**Requirement**
Retype every line from the start of the data down to and including the line with "blue_rho = [0.27, 0.42, 0.80]". Skip the pictures.
— START OF Material provided —
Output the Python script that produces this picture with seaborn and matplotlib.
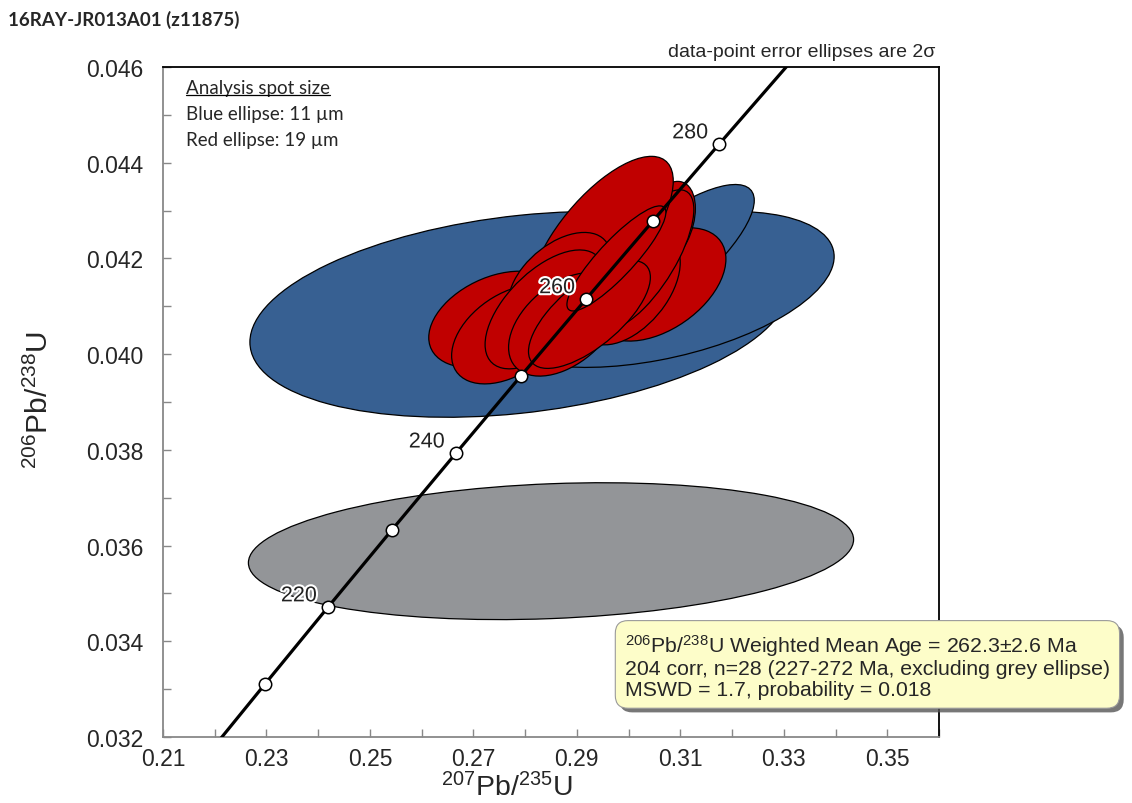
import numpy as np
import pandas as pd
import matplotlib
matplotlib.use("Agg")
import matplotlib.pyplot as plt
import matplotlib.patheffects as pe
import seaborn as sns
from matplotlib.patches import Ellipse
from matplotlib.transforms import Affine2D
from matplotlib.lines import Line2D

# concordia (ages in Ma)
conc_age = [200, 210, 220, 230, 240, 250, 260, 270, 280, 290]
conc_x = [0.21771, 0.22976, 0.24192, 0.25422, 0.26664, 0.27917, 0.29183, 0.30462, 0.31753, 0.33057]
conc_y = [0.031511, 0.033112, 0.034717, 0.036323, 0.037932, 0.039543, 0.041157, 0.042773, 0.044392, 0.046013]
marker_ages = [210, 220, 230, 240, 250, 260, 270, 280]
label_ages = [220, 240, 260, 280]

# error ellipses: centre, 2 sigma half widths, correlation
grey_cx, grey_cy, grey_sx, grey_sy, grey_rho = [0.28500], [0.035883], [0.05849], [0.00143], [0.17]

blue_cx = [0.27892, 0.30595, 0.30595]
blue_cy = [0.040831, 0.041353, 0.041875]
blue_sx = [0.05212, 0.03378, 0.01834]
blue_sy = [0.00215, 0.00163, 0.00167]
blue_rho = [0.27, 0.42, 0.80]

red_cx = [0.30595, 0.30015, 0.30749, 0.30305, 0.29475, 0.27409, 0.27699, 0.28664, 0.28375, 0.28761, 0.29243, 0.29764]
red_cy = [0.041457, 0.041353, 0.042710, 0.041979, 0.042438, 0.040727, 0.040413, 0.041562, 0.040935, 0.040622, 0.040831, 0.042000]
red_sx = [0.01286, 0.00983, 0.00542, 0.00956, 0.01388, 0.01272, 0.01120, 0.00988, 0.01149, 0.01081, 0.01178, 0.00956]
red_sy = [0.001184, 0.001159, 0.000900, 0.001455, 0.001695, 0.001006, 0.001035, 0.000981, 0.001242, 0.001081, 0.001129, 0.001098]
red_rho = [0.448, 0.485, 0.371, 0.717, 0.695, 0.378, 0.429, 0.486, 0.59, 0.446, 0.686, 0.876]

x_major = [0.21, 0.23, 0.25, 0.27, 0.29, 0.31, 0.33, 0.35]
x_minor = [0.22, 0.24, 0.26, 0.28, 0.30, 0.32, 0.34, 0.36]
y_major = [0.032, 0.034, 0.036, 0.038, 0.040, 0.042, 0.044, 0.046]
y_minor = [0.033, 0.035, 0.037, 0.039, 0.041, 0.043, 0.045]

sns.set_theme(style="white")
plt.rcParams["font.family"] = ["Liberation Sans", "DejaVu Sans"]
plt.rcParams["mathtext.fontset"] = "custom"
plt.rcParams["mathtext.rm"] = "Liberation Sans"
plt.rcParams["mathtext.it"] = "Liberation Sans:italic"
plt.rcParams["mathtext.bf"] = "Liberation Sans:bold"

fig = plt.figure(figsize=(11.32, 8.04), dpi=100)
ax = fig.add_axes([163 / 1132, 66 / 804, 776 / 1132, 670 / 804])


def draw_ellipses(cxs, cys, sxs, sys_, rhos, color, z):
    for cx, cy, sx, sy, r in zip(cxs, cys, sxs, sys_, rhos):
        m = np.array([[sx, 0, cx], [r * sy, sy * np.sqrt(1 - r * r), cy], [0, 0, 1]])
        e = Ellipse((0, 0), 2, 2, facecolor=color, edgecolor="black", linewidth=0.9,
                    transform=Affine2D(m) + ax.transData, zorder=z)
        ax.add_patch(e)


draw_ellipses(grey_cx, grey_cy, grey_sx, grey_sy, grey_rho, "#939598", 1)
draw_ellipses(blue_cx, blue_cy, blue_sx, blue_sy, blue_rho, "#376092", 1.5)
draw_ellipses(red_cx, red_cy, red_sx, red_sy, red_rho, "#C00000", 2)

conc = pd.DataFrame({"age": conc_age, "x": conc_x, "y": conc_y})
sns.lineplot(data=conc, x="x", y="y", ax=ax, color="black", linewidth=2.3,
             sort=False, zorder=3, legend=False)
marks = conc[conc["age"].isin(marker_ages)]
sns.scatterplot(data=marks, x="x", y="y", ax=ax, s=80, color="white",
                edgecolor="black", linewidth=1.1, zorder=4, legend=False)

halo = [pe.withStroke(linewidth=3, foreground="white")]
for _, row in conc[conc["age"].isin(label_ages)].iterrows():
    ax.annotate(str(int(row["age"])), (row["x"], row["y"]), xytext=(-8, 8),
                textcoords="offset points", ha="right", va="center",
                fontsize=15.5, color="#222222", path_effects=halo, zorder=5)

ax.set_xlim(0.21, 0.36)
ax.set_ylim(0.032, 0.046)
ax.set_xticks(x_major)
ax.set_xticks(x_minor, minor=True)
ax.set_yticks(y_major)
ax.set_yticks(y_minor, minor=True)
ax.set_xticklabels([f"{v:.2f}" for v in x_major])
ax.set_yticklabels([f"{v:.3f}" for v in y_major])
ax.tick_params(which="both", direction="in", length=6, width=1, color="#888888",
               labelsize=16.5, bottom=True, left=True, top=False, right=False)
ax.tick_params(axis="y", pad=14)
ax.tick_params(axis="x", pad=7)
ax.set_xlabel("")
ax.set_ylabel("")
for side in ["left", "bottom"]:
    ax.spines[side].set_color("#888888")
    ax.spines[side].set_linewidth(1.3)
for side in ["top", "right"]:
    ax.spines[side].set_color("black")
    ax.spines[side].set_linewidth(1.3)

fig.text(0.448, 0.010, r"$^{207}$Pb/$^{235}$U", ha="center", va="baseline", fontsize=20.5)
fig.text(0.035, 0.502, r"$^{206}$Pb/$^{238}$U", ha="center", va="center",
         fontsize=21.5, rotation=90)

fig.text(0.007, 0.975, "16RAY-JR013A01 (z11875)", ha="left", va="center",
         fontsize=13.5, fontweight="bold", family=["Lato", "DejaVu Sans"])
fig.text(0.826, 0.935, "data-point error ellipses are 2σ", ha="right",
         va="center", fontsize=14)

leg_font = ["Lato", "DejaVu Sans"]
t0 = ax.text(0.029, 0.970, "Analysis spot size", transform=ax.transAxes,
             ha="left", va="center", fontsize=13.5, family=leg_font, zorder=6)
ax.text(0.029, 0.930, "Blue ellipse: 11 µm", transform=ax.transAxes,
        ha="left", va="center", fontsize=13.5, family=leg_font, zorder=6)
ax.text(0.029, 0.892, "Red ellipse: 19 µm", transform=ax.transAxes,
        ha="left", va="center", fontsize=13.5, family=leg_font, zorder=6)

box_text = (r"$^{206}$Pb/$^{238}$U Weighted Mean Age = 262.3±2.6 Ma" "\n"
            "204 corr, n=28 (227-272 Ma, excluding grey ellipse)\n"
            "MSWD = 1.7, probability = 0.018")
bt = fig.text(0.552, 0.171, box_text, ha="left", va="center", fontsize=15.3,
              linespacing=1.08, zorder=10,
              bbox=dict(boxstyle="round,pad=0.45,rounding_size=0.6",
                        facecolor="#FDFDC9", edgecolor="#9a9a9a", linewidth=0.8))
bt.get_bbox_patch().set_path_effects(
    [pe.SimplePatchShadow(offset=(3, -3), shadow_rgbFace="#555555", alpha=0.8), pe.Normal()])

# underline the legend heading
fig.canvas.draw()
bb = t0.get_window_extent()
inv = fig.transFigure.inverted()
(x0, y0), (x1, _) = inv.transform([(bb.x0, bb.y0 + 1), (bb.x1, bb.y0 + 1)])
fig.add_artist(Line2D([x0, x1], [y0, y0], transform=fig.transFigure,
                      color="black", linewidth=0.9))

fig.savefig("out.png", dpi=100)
— END OF Material provided —
**Answer below**
Output the Python script that produces this picture with seaborn and matplotlib.
import numpy as np
import pandas as pd
import matplotlib
matplotlib.use("Agg")
import matplotlib.pyplot as plt
import matplotlib.patheffects as pe
import seaborn as sns
from matplotlib.patches import Ellipse
from matplotlib.transforms import Affine2D
from matplotlib.lines import Line2D

# concordia (ages in Ma)
conc_age = [200, 210, 220, 230, 240, 250, 260, 270, 280, 290]
conc_x = [0.21771, 0.22976, 0.24192, 0.25422, 0.26664, 0.27917, 0.29183, 0.30462, 0.31753, 0.33057]
conc_y = [0.031511, 0.033112, 0.034717, 0.036323, 0.037932, 0.039543, 0.041157, 0.042773, 0.044392, 0.046013]
marker_ages = [210, 220, 230, 240, 250, 260, 270, 280]
label_ages = [220, 240, 260, 280]

# error ellipses: centre, 2 sigma half widths, correlation
grey_cx, grey_cy, grey_sx, grey_sy, grey_rho = [0.28500], [0.035883], [0.05849], [0.00143], [0.17]

blue_cx = [0.27892, 0.30595, 0.30595]
blue_cy = [0.040831, 0.041353, 0.041875]
blue_sx = [0.05212, 0.03378, 0.01834]
blue_sy = [0.00215, 0.00163, 0.00167]
blue_rho = [0.27, 0.42, 0.80]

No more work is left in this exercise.